◆ JOB ◆
Reproduce exactly only the lines from the line that holds "Emit a web page" to the line that holds "Serif', 'Times New", inclusive, in the listing below, and please leave out every picture.

◆ EXERCISE INPUTS ◆
◇ ◇ ◇ ◇

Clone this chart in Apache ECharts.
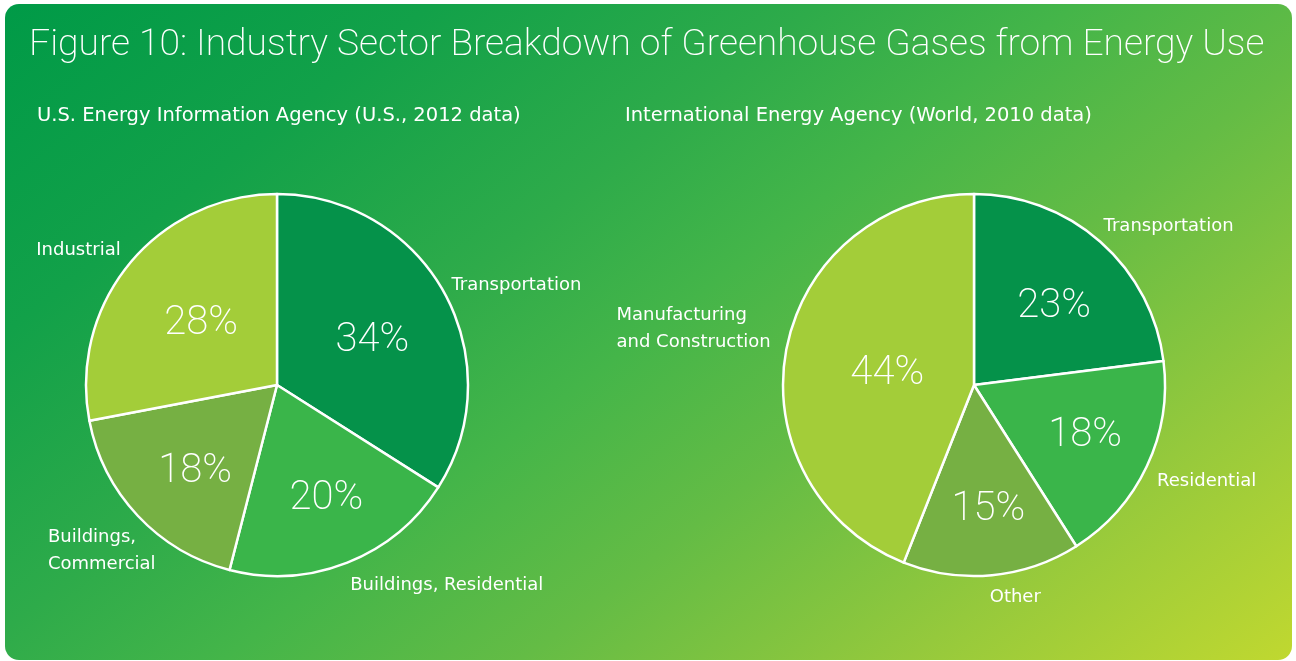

◇ ◇ ◇ ◇

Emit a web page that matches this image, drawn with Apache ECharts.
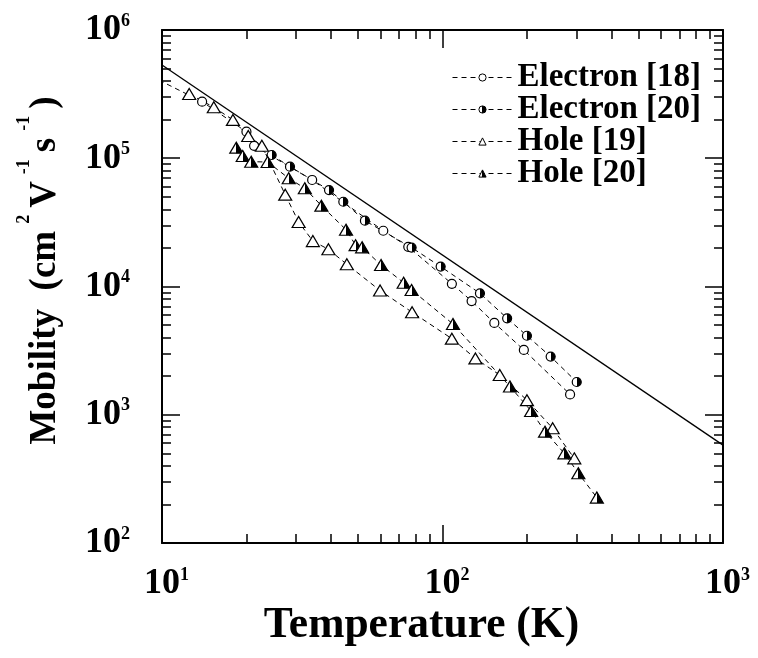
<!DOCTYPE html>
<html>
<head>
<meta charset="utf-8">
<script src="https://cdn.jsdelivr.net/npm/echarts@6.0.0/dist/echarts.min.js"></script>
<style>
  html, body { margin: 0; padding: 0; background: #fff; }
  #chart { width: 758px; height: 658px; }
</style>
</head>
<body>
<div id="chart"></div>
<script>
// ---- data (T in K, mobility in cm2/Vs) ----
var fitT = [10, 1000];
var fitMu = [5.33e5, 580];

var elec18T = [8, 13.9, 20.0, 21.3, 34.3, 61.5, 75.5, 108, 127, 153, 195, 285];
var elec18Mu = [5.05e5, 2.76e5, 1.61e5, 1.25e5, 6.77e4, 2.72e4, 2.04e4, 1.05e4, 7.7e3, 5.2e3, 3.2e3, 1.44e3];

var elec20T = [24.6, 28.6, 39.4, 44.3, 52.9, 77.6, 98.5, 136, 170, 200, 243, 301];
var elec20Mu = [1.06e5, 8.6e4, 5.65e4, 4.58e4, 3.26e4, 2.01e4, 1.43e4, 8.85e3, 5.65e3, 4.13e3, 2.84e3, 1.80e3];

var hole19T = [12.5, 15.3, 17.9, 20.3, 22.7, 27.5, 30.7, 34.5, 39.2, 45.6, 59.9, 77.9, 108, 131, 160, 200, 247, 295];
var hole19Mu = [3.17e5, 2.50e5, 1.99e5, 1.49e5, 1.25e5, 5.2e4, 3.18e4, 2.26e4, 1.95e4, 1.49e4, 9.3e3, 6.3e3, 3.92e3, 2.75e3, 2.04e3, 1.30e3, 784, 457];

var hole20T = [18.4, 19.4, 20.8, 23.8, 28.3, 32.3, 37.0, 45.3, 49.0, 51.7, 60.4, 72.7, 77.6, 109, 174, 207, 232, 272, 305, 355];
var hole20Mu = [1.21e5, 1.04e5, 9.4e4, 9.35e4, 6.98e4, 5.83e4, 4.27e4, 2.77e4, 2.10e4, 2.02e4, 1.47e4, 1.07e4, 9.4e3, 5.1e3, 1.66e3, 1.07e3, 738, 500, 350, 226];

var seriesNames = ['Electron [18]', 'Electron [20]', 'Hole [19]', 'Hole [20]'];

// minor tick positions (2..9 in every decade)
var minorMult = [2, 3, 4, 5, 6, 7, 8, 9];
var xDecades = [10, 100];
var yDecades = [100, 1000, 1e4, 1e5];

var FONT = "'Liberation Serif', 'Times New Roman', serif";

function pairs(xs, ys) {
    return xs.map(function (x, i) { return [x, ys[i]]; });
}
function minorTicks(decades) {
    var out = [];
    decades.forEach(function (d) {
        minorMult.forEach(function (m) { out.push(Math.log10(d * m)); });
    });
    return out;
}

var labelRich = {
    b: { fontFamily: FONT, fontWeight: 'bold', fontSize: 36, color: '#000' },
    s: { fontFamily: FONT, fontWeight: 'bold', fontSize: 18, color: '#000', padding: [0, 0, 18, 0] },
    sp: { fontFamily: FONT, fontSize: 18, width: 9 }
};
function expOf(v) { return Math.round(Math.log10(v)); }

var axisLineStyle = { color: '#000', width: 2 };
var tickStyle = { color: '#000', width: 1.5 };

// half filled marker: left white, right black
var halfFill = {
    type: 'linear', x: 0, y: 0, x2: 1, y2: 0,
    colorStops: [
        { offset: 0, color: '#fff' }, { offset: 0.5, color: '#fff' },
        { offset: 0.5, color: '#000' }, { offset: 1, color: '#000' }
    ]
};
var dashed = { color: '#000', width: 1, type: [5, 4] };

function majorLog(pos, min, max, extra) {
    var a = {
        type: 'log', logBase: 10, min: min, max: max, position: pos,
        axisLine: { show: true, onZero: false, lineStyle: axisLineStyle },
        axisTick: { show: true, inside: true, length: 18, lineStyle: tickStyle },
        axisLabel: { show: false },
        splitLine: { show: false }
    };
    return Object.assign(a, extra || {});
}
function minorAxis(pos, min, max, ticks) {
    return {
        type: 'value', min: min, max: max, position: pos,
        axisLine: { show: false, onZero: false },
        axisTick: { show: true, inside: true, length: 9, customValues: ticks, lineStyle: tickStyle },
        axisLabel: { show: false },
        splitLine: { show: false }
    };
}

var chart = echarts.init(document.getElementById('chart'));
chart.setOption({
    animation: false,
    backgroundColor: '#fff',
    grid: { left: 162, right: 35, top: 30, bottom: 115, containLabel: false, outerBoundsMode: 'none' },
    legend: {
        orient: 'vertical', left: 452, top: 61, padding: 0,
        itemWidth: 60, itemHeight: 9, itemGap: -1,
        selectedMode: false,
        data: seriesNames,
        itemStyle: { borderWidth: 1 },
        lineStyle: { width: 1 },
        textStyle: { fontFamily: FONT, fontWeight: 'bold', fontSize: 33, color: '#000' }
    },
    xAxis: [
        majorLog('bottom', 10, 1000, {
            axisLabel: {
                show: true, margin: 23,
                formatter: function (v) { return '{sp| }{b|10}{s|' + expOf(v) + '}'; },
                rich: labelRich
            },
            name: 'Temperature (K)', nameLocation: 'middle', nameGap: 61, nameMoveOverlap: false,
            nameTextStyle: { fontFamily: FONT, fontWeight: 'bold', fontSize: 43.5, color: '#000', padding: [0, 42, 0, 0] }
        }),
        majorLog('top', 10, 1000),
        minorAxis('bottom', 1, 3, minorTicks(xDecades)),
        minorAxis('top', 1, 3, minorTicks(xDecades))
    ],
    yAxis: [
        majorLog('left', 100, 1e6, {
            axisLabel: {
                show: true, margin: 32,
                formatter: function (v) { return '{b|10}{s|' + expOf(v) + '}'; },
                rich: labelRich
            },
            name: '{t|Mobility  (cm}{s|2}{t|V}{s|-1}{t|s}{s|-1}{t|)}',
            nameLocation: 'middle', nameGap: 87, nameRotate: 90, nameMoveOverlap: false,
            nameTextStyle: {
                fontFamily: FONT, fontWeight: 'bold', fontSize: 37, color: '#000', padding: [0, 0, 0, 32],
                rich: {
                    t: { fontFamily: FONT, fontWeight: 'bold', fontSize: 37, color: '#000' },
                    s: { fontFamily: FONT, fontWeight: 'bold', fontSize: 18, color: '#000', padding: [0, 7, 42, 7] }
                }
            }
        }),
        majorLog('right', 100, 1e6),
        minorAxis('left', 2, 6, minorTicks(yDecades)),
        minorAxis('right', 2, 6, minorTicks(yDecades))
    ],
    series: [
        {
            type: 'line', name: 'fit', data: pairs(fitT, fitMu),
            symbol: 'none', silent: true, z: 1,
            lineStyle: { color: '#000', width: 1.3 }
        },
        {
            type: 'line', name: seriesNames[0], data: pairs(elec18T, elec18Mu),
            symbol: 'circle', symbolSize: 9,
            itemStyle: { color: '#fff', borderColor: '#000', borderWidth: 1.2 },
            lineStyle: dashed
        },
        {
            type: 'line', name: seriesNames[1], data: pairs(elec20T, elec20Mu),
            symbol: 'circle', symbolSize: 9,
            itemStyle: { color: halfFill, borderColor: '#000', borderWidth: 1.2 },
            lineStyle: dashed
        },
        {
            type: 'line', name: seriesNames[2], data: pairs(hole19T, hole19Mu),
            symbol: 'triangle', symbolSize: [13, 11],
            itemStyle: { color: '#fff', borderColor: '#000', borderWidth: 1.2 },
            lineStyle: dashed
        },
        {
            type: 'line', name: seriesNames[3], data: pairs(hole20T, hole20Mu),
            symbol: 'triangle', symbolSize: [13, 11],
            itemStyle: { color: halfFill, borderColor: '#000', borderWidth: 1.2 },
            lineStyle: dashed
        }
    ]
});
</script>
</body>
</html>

◇ ◇ ◇ ◇

◆ RESPONSE ◆
Emit a web page that matches this image, drawn with Apache ECharts.
<!DOCTYPE html>
<html>
<head>
<meta charset="utf-8">
<script src="https://cdn.jsdelivr.net/npm/echarts@6.0.0/dist/echarts.min.js"></script>
<style>
  html, body { margin: 0; padding: 0; background: #fff; }
  #chart { width: 758px; height: 658px; }
</style>
</head>
<body>
<div id="chart"></div>
<script>
// ---- data (T in K, mobility in cm2/Vs) ----
var fitT = [10, 1000];
var fitMu = [5.33e5, 580];

var elec18T = [8, 13.9, 20.0, 21.3, 34.3, 61.5, 75.5, 108, 127, 153, 195, 285];
var elec18Mu = [5.05e5, 2.76e5, 1.61e5, 1.25e5, 6.77e4, 2.72e4, 2.04e4, 1.05e4, 7.7e3, 5.2e3, 3.2e3, 1.44e3];

var elec20T = [24.6, 28.6, 39.4, 44.3, 52.9, 77.6, 98.5, 136, 170, 200, 243, 301];
var elec20Mu = [1.06e5, 8.6e4, 5.65e4, 4.58e4, 3.26e4, 2.01e4, 1.43e4, 8.85e3, 5.65e3, 4.13e3, 2.84e3, 1.80e3];

var hole19T = [12.5, 15.3, 17.9, 20.3, 22.7, 27.5, 30.7, 34.5, 39.2, 45.6, 59.9, 77.9, 108, 131, 160, 200, 247, 295];
var hole19Mu = [3.17e5, 2.50e5, 1.99e5, 1.49e5, 1.25e5, 5.2e4, 3.18e4, 2.26e4, 1.95e4, 1.49e4, 9.3e3, 6.3e3, 3.92e3, 2.75e3, 2.04e3, 1.30e3, 784, 457];

var hole20T = [18.4, 19.4, 20.8, 23.8, 28.3, 32.3, 37.0, 45.3, 49.0, 51.7, 60.4, 72.7, 77.6, 109, 174, 207, 232, 272, 305, 355];
var hole20Mu = [1.21e5, 1.04e5, 9.4e4, 9.35e4, 6.98e4, 5.83e4, 4.27e4, 2.77e4, 2.10e4, 2.02e4, 1.47e4, 1.07e4, 9.4e3, 5.1e3, 1.66e3, 1.07e3, 738, 500, 350, 226];

var seriesNames = ['Electron [18]', 'Electron [20]', 'Hole [19]', 'Hole [20]'];

// minor tick positions (2..9 in every decade)
var minorMult = [2, 3, 4, 5, 6, 7, 8, 9];
var xDecades = [10, 100];
var yDecades = [100, 1000, 1e4, 1e5];

var FONT = "'Liberation Serif', 'Times New Roman', serif";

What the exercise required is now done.